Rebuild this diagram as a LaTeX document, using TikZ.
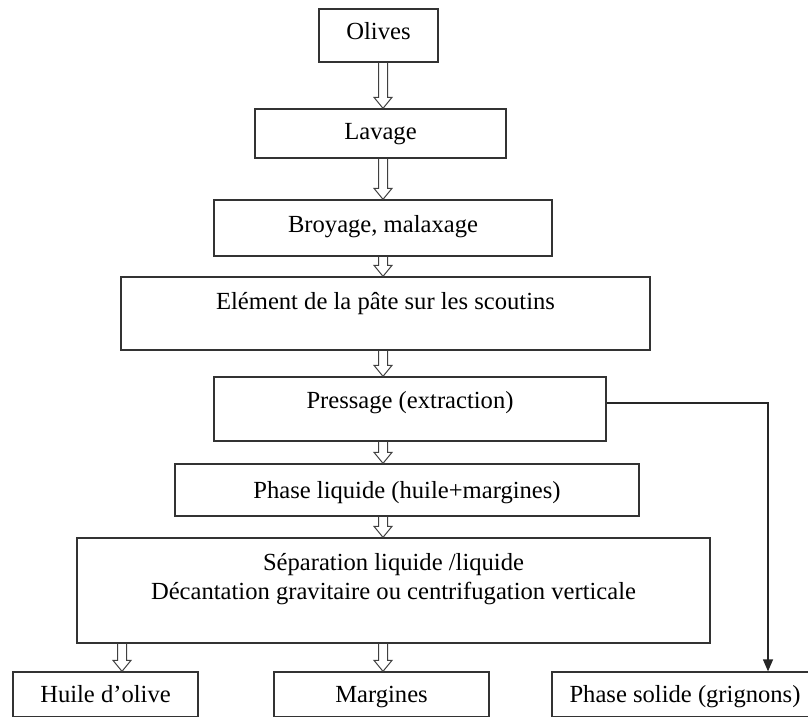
\documentclass[tikz,border=0pt]{standalone}
\usepackage{fontspec}
\setmainfont{Liberation Serif}
\usetikzlibrary{calc,arrows.meta}
\tikzset{
  box/.style={draw=black!80, line width=1.3pt, rectangle, inner sep=0pt},
  txt/.style={anchor=base, inner sep=0pt, font=\fontsize{24.6}{29}\selectfont, text=black},
  harrowline/.style={draw=black!75, line width=1pt, line join=miter},
  conn/.style={draw=black!85, line width=1.3pt, -{Triangle[width=10pt,length=12pt]}}
}
\newcommand\harrow[3]{%
  \path[harrowline] let \p1=(#2.south), \p2=(#3.north), \p3=(#1,0) in
    (\x3-4.5pt,\y1) -- (\x3-4.5pt,\y2+11pt) -- (\x3-9pt,\y2+11pt) -- (\x3,\y2)
    -- (\x3+9pt,\y2+11pt) -- (\x3+4.5pt,\y2+11pt) -- (\x3+4.5pt,\y1);}
\newcommand\bx[5]{% name, x1, y1, x2, y2
  \node[box, minimum width={(#4-#2)*1pt}, minimum height={(#5-#3)*1pt}] (#1) at ({(#2+#4)/2},{(#3+#5)/2}) {};}
\begin{document}
\begin{tikzpicture}[x=1pt,y=-1pt]
\useasboundingbox (0,0) rectangle (808,717);
\clip (0,0) rectangle (808,717);
\fill[white] (0,0) rectangle (808,717);
% boxes
\bx{olives}{319}{9}{438}{62}
\bx{lavage}{255}{109}{506}{158}
\bx{broyage}{214}{200}{552}{256}
\bx{element}{121}{277}{650}{350}
\bx{pressage}{214}{377}{606}{441}
\bx{phase}{175}{464}{639}{516}
\bx{sep}{77}{538}{710}{643}
\bx{huile}{13}{672}{198}{717}
\bx{marg}{274}{672}{489}{717}
\bx{solide}{552}{672}{822}{717}
% texts
\node[txt] (t1) at (378.5,40) {Olives};
\node[txt] (t2) at (380.5,139) {Lavage};
\node[txt] (t3) at (383,232) {Broyage, malaxage};
\node[txt] (t4) at (385.5,309) {Elément de la pâte sur les scoutins};
\node[txt] (t5) at (410,408) {Pressage (extraction)};
\node[txt] (t6) at (407,498) {Phase liquide (huile+margines)};
\node[txt] (t7) at (393.5,570) {Séparation liquide /liquide};
\node[txt] (t8) at (393.5,599) {Décantation gravitaire ou centrifugation verticale};
\node[txt] (t9) at (105.5,702) {Huile d’olive};
\node[txt] (t10) at (381.5,702) {Margines};
\node[txt] (t11) at (685,702) {Phase solide (grignons)};
% hollow arrows
\harrow{383}{olives}{lavage}
\harrow{383}{lavage}{broyage}
\harrow{383}{broyage}{element}
\harrow{383}{element}{pressage}
\harrow{383}{pressage}{phase}
\harrow{383}{phase}{sep}
\harrow{122}{sep}{huile}
\harrow{383}{sep}{marg}
% connector
\coordinate (corner) at (768,403);
\draw[conn] (pressage.east |- corner) -- (corner) -- (corner |- solide.north);
\end{tikzpicture}
\end{document}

━━━━━━━━━━━━━━━━

# Instructions for the task:
Quote the material word for word, dropping any images it holds.

# Response to this exercise:
Rebuild this diagram as a LaTeX document, using TikZ.
\documentclass[tikz,border=0pt]{standalone}
\usepackage{fontspec}
\setmainfont{Liberation Serif}
\usetikzlibrary{calc,arrows.meta}
\tikzset{
  box/.style={draw=black!80, line width=1.3pt, rectangle, inner sep=0pt},
  txt/.style={anchor=base, inner sep=0pt, font=\fontsize{24.6}{29}\selectfont, text=black},
  harrowline/.style={draw=black!75, line width=1pt, line join=miter},
  conn/.style={draw=black!85, line width=1.3pt, -{Triangle[width=10pt,length=12pt]}}
}
\newcommand\harrow[3]{%
  \path[harrowline] let \p1=(#2.south), \p2=(#3.north), \p3=(#1,0) in
    (\x3-4.5pt,\y1) -- (\x3-4.5pt,\y2+11pt) -- (\x3-9pt,\y2+11pt) -- (\x3,\y2)
    -- (\x3+9pt,\y2+11pt) -- (\x3+4.5pt,\y2+11pt) -- (\x3+4.5pt,\y1);}
\newcommand\bx[5]{% name, x1, y1, x2, y2
  \node[box, minimum width={(#4-#2)*1pt}, minimum height={(#5-#3)*1pt}] (#1) at ({(#2+#4)/2},{(#3+#5)/2}) {};}
\begin{document}
\begin{tikzpicture}[x=1pt,y=-1pt]
\useasboundingbox (0,0) rectangle (808,717);
\clip (0,0) rectangle (808,717);
\fill[white] (0,0) rectangle (808,717);
% boxes
\bx{olives}{319}{9}{438}{62}
\bx{lavage}{255}{109}{506}{158}
\bx{broyage}{214}{200}{552}{256}
\bx{element}{121}{277}{650}{350}
\bx{pressage}{214}{377}{606}{441}
\bx{phase}{175}{464}{639}{516}
\bx{sep}{77}{538}{710}{643}
\bx{huile}{13}{672}{198}{717}
\bx{marg}{274}{672}{489}{717}
\bx{solide}{552}{672}{822}{717}
% texts
\node[txt] (t1) at (378.5,40) {Olives};
\node[txt] (t2) at (380.5,139) {Lavage};
\node[txt] (t3) at (383,232) {Broyage, malaxage};
\node[txt] (t4) at (385.5,309) {Elément de la pâte sur les scoutins};
\node[txt] (t5) at (410,408) {Pressage (extraction)};
\node[txt] (t6) at (407,498) {Phase liquide (huile+margines)};
\node[txt] (t7) at (393.5,570) {Séparation liquide /liquide};
\node[txt] (t8) at (393.5,599) {Décantation gravitaire ou centrifugation verticale};
\node[txt] (t9) at (105.5,702) {Huile d’olive};
\node[txt] (t10) at (381.5,702) {Margines};
\node[txt] (t11) at (685,702) {Phase solide (grignons)};
% hollow arrows
\harrow{383}{olives}{lavage}
\harrow{383}{lavage}{broyage}
\harrow{383}{broyage}{element}
\harrow{383}{element}{pressage}
\harrow{383}{pressage}{phase}
\harrow{383}{phase}{sep}
\harrow{122}{sep}{huile}
\harrow{383}{sep}{marg}
% connector
\coordinate (corner) at (768,403);
\draw[conn] (pressage.east |- corner) -- (corner) -- (corner |- solide.north);
\end{tikzpicture}
\end{document}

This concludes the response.